#### Task requirements
Can you write out the whole listing exactly?
+++ Given information +++
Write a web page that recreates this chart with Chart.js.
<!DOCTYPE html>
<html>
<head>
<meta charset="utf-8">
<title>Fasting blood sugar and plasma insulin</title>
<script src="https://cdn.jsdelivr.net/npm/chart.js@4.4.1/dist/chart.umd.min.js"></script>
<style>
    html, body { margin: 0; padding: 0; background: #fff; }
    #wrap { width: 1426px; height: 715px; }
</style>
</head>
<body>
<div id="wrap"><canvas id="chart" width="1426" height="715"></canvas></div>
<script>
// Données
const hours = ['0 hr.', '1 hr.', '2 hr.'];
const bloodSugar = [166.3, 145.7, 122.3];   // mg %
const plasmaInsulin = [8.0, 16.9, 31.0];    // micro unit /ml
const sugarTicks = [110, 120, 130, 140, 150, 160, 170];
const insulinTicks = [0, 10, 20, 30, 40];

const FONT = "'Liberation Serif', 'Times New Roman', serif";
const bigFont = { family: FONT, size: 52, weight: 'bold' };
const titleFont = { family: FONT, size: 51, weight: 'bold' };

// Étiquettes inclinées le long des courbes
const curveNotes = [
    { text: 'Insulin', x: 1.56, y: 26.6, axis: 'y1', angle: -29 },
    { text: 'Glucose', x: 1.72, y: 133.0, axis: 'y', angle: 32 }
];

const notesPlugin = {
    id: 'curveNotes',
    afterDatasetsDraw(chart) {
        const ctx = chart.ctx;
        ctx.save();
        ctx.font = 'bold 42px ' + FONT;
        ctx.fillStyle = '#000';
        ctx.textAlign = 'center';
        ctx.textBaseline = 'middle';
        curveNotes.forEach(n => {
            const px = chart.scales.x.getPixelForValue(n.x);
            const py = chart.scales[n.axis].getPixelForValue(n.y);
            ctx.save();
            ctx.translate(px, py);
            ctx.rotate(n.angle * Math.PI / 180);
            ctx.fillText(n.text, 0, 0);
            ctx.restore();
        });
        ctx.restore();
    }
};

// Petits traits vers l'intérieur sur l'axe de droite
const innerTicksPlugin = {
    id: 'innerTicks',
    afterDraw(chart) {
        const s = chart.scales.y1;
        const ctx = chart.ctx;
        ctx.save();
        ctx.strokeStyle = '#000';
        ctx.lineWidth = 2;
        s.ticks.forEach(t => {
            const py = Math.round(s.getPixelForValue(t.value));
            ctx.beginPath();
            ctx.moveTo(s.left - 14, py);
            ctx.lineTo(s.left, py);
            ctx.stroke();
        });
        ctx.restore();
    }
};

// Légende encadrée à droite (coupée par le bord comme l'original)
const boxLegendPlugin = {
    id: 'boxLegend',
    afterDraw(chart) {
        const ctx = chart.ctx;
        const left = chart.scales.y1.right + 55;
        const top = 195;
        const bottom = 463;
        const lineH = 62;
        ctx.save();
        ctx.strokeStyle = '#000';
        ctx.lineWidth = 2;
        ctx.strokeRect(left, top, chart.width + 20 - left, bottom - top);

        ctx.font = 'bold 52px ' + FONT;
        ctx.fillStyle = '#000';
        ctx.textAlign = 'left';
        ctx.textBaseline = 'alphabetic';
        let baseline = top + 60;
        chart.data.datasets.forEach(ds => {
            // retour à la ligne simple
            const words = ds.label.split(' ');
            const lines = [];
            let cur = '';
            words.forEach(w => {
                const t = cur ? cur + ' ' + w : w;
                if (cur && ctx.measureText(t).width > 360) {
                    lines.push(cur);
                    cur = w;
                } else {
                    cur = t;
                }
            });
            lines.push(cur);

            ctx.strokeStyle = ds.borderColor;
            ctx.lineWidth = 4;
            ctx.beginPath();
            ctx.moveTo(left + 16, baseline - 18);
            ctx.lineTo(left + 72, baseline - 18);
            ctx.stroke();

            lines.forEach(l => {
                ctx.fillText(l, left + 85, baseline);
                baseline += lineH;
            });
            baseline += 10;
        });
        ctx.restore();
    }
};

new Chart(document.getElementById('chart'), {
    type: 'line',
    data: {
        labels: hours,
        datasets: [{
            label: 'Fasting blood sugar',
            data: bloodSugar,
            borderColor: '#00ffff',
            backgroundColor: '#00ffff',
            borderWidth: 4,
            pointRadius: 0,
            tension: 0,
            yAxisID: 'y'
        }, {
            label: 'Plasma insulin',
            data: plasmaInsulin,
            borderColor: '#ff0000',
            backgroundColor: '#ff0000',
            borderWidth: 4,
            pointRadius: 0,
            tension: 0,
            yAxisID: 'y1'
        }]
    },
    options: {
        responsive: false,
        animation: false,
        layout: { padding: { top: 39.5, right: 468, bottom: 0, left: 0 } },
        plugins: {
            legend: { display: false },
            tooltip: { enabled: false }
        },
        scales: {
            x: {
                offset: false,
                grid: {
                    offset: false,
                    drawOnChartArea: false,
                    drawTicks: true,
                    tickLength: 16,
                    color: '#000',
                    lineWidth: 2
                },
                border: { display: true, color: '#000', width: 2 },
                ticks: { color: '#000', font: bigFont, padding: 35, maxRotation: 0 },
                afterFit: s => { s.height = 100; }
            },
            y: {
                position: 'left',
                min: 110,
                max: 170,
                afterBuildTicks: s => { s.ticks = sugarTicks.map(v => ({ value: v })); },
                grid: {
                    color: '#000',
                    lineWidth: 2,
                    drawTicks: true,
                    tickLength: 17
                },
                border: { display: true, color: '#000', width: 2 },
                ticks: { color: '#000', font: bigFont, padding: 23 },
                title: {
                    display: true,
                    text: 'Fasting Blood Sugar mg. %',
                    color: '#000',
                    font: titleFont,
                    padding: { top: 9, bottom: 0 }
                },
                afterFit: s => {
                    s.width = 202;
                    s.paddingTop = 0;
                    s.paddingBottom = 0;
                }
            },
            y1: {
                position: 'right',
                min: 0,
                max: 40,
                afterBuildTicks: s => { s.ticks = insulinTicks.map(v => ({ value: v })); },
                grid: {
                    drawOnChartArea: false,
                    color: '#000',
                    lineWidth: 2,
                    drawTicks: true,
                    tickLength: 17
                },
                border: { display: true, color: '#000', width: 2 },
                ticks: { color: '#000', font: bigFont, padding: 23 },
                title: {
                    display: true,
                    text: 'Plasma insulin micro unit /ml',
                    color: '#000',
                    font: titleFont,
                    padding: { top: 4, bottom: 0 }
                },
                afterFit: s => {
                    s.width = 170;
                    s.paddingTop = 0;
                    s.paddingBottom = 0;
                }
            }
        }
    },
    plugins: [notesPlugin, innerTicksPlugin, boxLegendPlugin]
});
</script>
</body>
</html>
+++
#### Result for this exercise
Write a web page that recreates this chart with Chart.js.
<!DOCTYPE html>
<html>
<head>
<meta charset="utf-8">
<title>Fasting blood sugar and plasma insulin</title>
<script src="https://cdn.jsdelivr.net/npm/chart.js@4.4.1/dist/chart.umd.min.js"></script>
<style>
    html, body { margin: 0; padding: 0; background: #fff; }
    #wrap { width: 1426px; height: 715px; }
</style>
</head>
<body>
<div id="wrap"><canvas id="chart" width="1426" height="715"></canvas></div>
<script>
// Données
const hours = ['0 hr.', '1 hr.', '2 hr.'];
const bloodSugar = [166.3, 145.7, 122.3];   // mg %
const plasmaInsulin = [8.0, 16.9, 31.0];    // micro unit /ml
const sugarTicks = [110, 120, 130, 140, 150, 160, 170];
const insulinTicks = [0, 10, 20, 30, 40];

const FONT = "'Liberation Serif', 'Times New Roman', serif";
const bigFont = { family: FONT, size: 52, weight: 'bold' };
const titleFont = { family: FONT, size: 51, weight: 'bold' };

// Étiquettes inclinées le long des courbes
const curveNotes = [
    { text: 'Insulin', x: 1.56, y: 26.6, axis: 'y1', angle: -29 },
    { text: 'Glucose', x: 1.72, y: 133.0, axis: 'y', angle: 32 }
];

const notesPlugin = {
    id: 'curveNotes',
    afterDatasetsDraw(chart) {
        const ctx = chart.ctx;
        ctx.save();
        ctx.font = 'bold 42px ' + FONT;
        ctx.fillStyle = '#000';
        ctx.textAlign = 'center';
        ctx.textBaseline = 'middle';
        curveNotes.forEach(n => {
            const px = chart.scales.x.getPixelForValue(n.x);
            const py = chart.scales[n.axis].getPixelForValue(n.y);
            ctx.save();
            ctx.translate(px, py);
            ctx.rotate(n.angle * Math.PI / 180);
            ctx.fillText(n.text, 0, 0);
            ctx.restore();
        });
        ctx.restore();
    }
};

// Petits traits vers l'intérieur sur l'axe de droite
const innerTicksPlugin = {
    id: 'innerTicks',
    afterDraw(chart) {
        const s = chart.scales.y1;
        const ctx = chart.ctx;
        ctx.save();
        ctx.strokeStyle = '#000';
        ctx.lineWidth = 2;
        s.ticks.forEach(t => {
            const py = Math.round(s.getPixelForValue(t.value));
            ctx.beginPath();
            ctx.moveTo(s.left - 14, py);
            ctx.lineTo(s.left, py);
            ctx.stroke();
        });
        ctx.restore();
    }
};

// Légende encadrée à droite (coupée par le bord comme l'original)
const boxLegendPlugin = {
    id: 'boxLegend',
    afterDraw(chart) {
        const ctx = chart.ctx;
        const left = chart.scales.y1.right + 55;
        const top = 195;
        const bottom = 463;
        const lineH = 62;
        ctx.save();
        ctx.strokeStyle = '#000';
        ctx.lineWidth = 2;
        ctx.strokeRect(left, top, chart.width + 20 - left, bottom - top);

        ctx.font = 'bold 52px ' + FONT;
        ctx.fillStyle = '#000';
        ctx.textAlign = 'left';
        ctx.textBaseline = 'alphabetic';
        let baseline = top + 60;
        chart.data.datasets.forEach(ds => {
            // retour à la ligne simple
            const words = ds.label.split(' ');
            const lines = [];
            let cur = '';
            words.forEach(w => {
                const t = cur ? cur + ' ' + w : w;
                if (cur && ctx.measureText(t).width > 360) {
                    lines.push(cur);
                    cur = w;
                } else {
                    cur = t;
                }
            });
            lines.push(cur);

            ctx.strokeStyle = ds.borderColor;
            ctx.lineWidth = 4;
            ctx.beginPath();
            ctx.moveTo(left + 16, baseline - 18);
            ctx.lineTo(left + 72, baseline - 18);
            ctx.stroke();

            lines.forEach(l => {
                ctx.fillText(l, left + 85, baseline);
                baseline += lineH;
            });
            baseline += 10;
        });
        ctx.restore();
    }
};

new Chart(document.getElementById('chart'), {
    type: 'line',
    data: {
        labels: hours,
        datasets: [{
            label: 'Fasting blood sugar',
            data: bloodSugar,
            borderColor: '#00ffff',
            backgroundColor: '#00ffff',
            borderWidth: 4,
            pointRadius: 0,
            tension: 0,
            yAxisID: 'y'
        }, {
            label: 'Plasma insulin',
            data: plasmaInsulin,
            borderColor: '#ff0000',
            backgroundColor: '#ff0000',
            borderWidth: 4,
            pointRadius: 0,
            tension: 0,
            yAxisID: 'y1'
        }]
    },
    options: {
        responsive: false,
        animation: false,
        layout: { padding: { top: 39.5, right: 468, bottom: 0, left: 0 } },
        plugins: {
            legend: { display: false },
            tooltip: { enabled: false }
        },
        scales: {
            x: {
                offset: false,
                grid: {
                    offset: false,
                    drawOnChartArea: false,
                    drawTicks: true,
                    tickLength: 16,
                    color: '#000',
                    lineWidth: 2
                },
                border: { display: true, color: '#000', width: 2 },
                ticks: { color: '#000', font: bigFont, padding: 35, maxRotation: 0 },
                afterFit: s => { s.height = 100; }
            },
            y: {
                position: 'left',
                min: 110,
                max: 170,
                afterBuildTicks: s => { s.ticks = sugarTicks.map(v => ({ value: v })); },
                grid: {
                    color: '#000',
                    lineWidth: 2,
                    drawTicks: true,
                    tickLength: 17
                },
                border: { display: true, color: '#000', width: 2 },
                ticks: { color: '#000', font: bigFont, padding: 23 },
                title: {
                    display: true,
                    text: 'Fasting Blood Sugar mg. %',
                    color: '#000',
                    font: titleFont,
                    padding: { top: 9, bottom: 0 }
                },
                afterFit: s => {
                    s.width = 202;
                    s.paddingTop = 0;
                    s.paddingBottom = 0;
                }
            },
            y1: {
                position: 'right',
                min: 0,
                max: 40,
                afterBuildTicks: s => { s.ticks = insulinTicks.map(v => ({ value: v })); },
                grid: {
                    drawOnChartArea: false,
                    color: '#000',
                    lineWidth: 2,
                    drawTicks: true,
                    tickLength: 17
                },
                border: { display: true, color: '#000', width: 2 },
                ticks: { color: '#000', font: bigFont, padding: 23 },
                title: {
                    display: true,
                    text: 'Plasma insulin micro unit /ml',
                    color: '#000',
                    font: titleFont,
                    padding: { top: 4, bottom: 0 }
                },
                afterFit: s => {
                    s.width = 170;
                    s.paddingTop = 0;
                    s.paddingBottom = 0;
                }
            }
        }
    },
    plugins: [notesPlugin, innerTicksPlugin, boxLegendPlugin]
});
</script>
</body>
</html>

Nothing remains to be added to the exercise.